PROBLEM REQUIREMENTS:
Without the pictures, return exactly the lines from the one with "What matplotlib code" through the one with "ax2 = ax.twinx()". Both end lines belong in the copy.

(Extracted data entries)

########################################

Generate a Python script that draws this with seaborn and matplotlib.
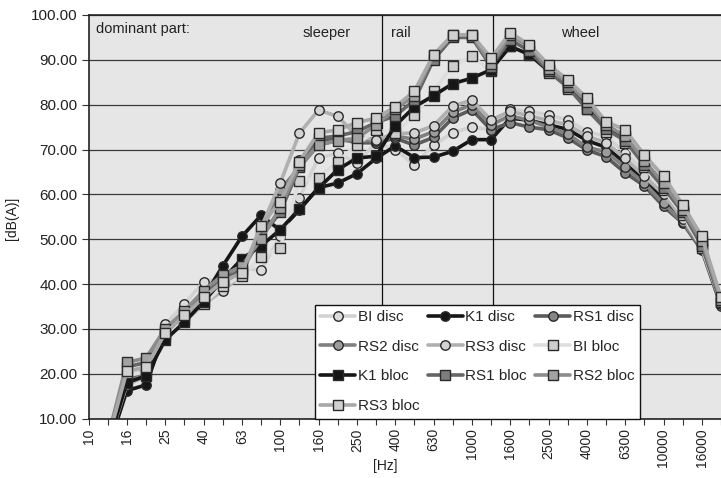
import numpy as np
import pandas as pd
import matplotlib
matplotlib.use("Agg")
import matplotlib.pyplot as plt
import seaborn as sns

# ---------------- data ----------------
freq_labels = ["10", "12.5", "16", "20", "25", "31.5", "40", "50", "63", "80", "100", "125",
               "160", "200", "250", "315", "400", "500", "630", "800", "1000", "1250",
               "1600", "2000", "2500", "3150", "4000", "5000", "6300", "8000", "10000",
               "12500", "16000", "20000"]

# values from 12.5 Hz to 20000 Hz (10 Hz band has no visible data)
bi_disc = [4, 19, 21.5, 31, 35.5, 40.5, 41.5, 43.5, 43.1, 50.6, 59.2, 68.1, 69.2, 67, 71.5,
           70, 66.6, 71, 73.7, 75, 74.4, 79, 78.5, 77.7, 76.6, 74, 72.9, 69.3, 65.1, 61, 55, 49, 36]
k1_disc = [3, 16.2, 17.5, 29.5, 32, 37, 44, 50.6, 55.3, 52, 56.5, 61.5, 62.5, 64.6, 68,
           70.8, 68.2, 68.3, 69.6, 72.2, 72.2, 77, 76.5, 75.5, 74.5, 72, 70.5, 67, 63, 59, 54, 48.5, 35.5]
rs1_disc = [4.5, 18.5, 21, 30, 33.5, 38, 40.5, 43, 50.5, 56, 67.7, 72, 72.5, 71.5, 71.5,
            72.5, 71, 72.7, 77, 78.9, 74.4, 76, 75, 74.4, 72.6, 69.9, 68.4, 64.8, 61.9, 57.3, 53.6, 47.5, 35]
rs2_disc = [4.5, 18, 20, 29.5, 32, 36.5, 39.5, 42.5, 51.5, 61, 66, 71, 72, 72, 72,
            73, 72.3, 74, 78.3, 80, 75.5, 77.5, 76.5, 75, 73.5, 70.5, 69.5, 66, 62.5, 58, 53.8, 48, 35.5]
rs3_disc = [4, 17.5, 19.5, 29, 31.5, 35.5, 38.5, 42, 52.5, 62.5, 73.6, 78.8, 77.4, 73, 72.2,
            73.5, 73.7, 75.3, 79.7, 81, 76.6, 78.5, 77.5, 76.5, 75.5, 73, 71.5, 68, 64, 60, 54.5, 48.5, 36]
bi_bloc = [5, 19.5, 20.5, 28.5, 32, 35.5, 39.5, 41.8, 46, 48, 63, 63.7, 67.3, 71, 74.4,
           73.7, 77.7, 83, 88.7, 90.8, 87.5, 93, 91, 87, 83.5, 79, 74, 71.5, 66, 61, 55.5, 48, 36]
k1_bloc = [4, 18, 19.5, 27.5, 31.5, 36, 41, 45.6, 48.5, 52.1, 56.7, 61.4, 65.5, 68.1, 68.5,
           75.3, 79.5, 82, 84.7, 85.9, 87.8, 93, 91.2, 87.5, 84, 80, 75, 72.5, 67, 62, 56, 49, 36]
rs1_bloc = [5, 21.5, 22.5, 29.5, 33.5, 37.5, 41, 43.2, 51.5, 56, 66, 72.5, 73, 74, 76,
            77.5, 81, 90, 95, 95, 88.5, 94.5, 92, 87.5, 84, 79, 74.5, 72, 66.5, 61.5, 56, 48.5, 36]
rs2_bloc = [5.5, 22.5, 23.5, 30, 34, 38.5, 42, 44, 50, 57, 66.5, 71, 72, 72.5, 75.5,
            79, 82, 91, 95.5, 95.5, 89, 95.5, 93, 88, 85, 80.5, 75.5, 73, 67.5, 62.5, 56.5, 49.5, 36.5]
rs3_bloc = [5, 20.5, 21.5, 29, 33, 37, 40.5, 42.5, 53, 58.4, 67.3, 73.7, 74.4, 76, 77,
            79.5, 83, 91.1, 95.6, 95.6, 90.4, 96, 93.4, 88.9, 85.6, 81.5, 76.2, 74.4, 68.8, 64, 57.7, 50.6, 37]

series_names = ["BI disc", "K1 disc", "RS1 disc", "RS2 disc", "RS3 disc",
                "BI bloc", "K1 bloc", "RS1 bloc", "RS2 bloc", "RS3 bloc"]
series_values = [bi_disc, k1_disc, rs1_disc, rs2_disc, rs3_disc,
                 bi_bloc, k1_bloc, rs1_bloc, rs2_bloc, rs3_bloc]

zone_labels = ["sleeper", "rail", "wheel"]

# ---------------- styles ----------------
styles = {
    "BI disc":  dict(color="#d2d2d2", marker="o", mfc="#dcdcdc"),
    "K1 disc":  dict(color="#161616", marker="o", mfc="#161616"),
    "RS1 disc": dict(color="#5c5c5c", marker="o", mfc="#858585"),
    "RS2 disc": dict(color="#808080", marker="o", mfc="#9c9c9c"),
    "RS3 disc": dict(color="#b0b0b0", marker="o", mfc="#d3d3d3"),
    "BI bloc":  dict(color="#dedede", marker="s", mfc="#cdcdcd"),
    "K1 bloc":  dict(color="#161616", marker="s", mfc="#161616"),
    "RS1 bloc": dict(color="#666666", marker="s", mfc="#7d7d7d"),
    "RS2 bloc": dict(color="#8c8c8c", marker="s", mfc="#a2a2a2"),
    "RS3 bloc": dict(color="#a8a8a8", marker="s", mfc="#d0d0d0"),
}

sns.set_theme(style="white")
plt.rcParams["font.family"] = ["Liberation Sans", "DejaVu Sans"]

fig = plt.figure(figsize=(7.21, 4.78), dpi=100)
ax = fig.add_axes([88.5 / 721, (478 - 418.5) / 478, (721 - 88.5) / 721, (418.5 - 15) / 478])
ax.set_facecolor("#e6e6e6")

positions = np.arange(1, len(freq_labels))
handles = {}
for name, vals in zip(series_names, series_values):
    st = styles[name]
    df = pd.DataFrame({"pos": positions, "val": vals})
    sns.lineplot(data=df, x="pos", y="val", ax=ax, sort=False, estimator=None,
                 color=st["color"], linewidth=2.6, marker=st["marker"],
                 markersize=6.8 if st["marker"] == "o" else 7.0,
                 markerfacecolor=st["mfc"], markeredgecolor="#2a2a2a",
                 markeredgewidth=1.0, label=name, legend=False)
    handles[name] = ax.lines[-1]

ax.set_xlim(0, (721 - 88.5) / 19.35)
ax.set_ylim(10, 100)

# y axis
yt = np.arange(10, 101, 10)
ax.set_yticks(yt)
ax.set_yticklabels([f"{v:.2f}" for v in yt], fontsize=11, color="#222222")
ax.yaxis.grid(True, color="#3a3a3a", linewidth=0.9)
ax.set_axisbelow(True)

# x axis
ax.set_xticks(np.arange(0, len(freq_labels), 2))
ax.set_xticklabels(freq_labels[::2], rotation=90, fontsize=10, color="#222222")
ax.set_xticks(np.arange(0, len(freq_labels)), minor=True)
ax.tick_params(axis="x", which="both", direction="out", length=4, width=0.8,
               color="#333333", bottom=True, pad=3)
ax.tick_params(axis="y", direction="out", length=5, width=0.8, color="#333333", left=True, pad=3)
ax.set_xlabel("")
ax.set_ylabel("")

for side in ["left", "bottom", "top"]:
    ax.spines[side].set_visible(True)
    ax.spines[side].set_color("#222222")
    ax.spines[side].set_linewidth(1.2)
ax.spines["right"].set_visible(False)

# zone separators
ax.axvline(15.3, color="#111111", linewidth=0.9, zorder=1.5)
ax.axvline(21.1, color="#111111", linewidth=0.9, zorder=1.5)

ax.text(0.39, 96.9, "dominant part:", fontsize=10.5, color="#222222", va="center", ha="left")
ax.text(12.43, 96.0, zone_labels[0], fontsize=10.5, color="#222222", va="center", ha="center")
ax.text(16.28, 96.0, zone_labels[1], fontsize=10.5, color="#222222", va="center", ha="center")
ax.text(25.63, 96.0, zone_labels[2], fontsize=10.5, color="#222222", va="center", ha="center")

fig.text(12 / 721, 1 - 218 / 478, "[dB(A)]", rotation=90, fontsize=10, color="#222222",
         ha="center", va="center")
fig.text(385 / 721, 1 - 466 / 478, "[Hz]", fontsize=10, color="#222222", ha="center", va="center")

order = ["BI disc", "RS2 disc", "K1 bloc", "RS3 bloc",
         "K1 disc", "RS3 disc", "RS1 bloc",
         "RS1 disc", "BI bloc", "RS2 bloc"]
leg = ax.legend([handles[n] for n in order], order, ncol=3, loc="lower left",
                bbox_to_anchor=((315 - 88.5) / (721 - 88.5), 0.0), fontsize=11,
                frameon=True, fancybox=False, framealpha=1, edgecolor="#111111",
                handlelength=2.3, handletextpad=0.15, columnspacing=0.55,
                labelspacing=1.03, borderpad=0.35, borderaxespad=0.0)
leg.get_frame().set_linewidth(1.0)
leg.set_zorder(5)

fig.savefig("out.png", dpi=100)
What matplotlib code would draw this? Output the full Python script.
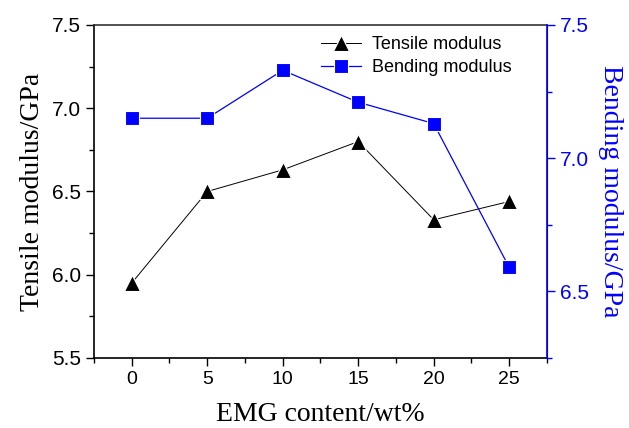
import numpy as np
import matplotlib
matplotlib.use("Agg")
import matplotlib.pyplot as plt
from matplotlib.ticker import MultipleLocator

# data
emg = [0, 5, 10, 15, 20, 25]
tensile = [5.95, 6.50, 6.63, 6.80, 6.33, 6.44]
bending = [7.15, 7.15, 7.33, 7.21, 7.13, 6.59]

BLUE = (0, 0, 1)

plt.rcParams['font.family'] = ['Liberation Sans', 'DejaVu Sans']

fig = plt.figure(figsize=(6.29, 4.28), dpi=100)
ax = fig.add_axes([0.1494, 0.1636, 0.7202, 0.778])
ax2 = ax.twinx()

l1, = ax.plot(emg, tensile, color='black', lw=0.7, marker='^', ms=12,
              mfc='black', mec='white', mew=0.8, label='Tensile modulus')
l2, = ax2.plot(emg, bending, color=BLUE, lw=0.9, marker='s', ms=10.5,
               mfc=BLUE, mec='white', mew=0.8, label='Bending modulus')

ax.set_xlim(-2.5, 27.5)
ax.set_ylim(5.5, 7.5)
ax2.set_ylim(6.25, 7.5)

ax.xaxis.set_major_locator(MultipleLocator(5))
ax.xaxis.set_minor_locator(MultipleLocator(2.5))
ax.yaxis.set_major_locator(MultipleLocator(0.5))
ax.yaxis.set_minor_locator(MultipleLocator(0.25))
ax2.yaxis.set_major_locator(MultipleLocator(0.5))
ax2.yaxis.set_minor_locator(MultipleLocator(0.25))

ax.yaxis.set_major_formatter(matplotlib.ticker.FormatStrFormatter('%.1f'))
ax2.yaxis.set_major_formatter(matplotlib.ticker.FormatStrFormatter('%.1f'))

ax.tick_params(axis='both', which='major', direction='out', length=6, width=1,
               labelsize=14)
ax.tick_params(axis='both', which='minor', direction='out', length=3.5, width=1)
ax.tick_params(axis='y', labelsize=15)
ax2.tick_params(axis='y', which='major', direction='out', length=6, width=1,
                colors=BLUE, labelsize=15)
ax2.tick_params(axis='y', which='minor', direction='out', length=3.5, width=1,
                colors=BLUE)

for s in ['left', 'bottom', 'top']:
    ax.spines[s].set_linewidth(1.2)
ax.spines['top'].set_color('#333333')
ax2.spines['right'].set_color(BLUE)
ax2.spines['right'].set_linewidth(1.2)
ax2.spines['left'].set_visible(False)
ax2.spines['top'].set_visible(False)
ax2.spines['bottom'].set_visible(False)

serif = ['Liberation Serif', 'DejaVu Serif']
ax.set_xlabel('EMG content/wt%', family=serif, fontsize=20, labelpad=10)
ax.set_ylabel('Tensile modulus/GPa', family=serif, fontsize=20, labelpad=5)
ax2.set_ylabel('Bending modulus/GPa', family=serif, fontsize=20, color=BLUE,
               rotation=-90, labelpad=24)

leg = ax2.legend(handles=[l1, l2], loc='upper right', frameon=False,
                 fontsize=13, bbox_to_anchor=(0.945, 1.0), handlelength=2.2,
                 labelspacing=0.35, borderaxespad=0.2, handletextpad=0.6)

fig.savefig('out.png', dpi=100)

########################################

RESPONSE FOR THIS EXERCISE:
What matplotlib code would draw this? Output the full Python script.
import numpy as np
import matplotlib
matplotlib.use("Agg")
import matplotlib.pyplot as plt
from matplotlib.ticker import MultipleLocator

# data
emg = [0, 5, 10, 15, 20, 25]
tensile = [5.95, 6.50, 6.63, 6.80, 6.33, 6.44]
bending = [7.15, 7.15, 7.33, 7.21, 7.13, 6.59]

BLUE = (0, 0, 1)

plt.rcParams['font.family'] = ['Liberation Sans', 'DejaVu Sans']

fig = plt.figure(figsize=(6.29, 4.28), dpi=100)
ax = fig.add_axes([0.1494, 0.1636, 0.7202, 0.778])
ax2 = ax.twinx()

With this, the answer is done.